Cupcakes for Caroline | Teen Ink

Cupcakes for Caroline

February 18, 2017
By ozzy17 SILVER, Richmond, Virginia
ozzy17 SILVER, Richmond, Virginia
6 articles 0 photos 0 comments

Favorite Quote:
"We need never be hopeless, because we can never be irreparably broken." - John Green


As of late, it doesn’t seem like I can write about anything else besides my neurotic fits, pits, pills, and spells. And even as I try to write a food essay, I’m reminded of that time. A time of hotlines, missed school, OCD tendencies, binge eating, restricting, weight gain, weight loss, self-loathing, self-harm, suicidal thoughts, and panic attacks, but also, a time of cake-baking.


Weird, right? It’s somewhat ironic that the girl who used to cry if an apple made her bloated, or who once ate 10 vegan energy bars in a sitting would turn to baking fatty, sugary calorie bombs to cope through a mental health crisis. But I did. I did because the smells, the tastes, and the steps brought comfort and familiarity to an increasingly dangerous world. It brought smiles to the people I knew and the people I didn’t. It reminded me that I made people happy. It reminded me that I was not as alone as I felt.


But there’s one thing I baked during that time that particularly stands out in my memory.

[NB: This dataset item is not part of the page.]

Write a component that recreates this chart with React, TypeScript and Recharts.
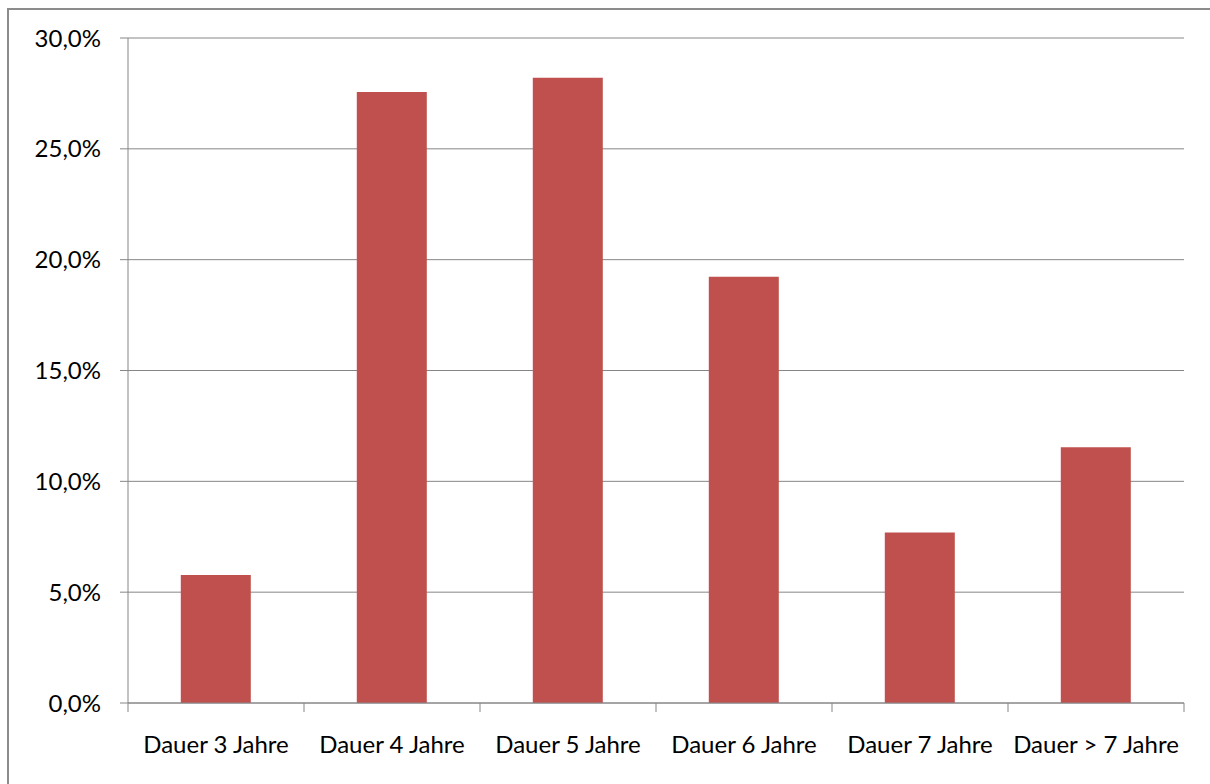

They were banana cupcakes with Nutella buttercream frosting. I made them for Caroline Benedetti's 15th birthday.


I met Caroline during my first and last cross country season. She is brilliant. Her thoughts and ideas articulate themselves in a way unprecedented by any freshman I’ve ever encountered. She, two years my junior, gently tutored me as I stumbled through Algebra 2 Trig Honors. She nearly tripped in bewildered laughter when I stuck my hand out behind an awkward, shirtless cross country runner as if to grab him, just because something told me it would be funny. She loves writing, as I do. We both see it as a way to use language to explore our stories. We give each other feedback, writing paragraph-long emails and texts. She didn’t judge me when I constantly stalked her Western Civ class, just to have something positive to hang onto through so much pain.


But I worried about Caroline. I worried that she would feel anything like I did freshman year. I caught glimpses of potential low self-esteem, of anxiety, of needing to be enough when she was already everything to me.


So I baked the cupcakes on January 14th, 2016, two days before her birthday, documenting my journey through poorly filtered iPhone photos. I combined a stick of butter,  ½ cup light brown sugar, and 3 eggs in a bowl, beating for 2-3 minutes. I then had to mash 3 giant, ripe bananas with a dinner fork, working harder than I’d ever had in my life to mash fruity sticks of starch into a lump-free, aromatic mixture I could feed to a baby. After stirring in the cinnamony dry ingredients to make the batter, I had to add the buttermilk. I’d never done anything with buttermilk before. Pouring in the ½ cup of this  sour, thick, lactescent substance was one of the coolest and most terrifying moments of my baking life. Once that was whisked in, there was no going back. All that was left was pouring everything into lightly greased cupcake liners to bake at 350 degrees for 17-19 minutes. I prayed that the cupcakes wouldn’t collapse into spicy, fruity pillows of sadness. And they didn’t. They came out as golden, fluffy towers of promise, a treat fit for an Italian princess. Perhaps for one named Caroline Terese Benedetti.


Next came the Nutella frosting: 2 sticks of butter and 2 cups of confectioners sugar collaborating to hold together ¾ cups of Nutella and 3 tbsp of heavy cream. My hands refused to give up, boring my electric mixer deeper down into the creamy, chocolatey, hazelnutty frosting tower. I added the vanilla extract and salt and tasted. Yes. Utter euphoria.


I’d done it. I’d made something good enough not only for Instagram, but for the girl who didn’t know exactly how special she was.


I decorated the golden towers with ample dollops of frosting and showers of rainbow sprinkles, leaving two unfrosted for her hazelnut-allergic brother Chris. I packed all 18 cupcakes into multiple containers, leaving about a dozen just for Melanie. I gave them to her the next day, coupled with a t-shirt, a two page letter, and a poster reading “Carpe the Heck Out of that Diem”.


She loved them. She and her freshman gaggle huddled together, marveling at the sprinkles and frosting. She ate one in front of me, singing praises about the harmony between the light cake and rich frosting. She hugged me tightly, thanking me for my kindness.


The next days, weeks, and months were brutal and horrible the way only fellow mental health crisis sufferers know them to be. The pounding viciousness of my mind nearly consumed me.


But when I came home, after a long day of struggle and strife, opened the kitchen cabinets, and baked a cake for another lucky consumer, I escaped. I escaped knowing that there was still some good left in this world. And that I had made someone out there less miserable. I am so glad that Caroline was one of my first testers.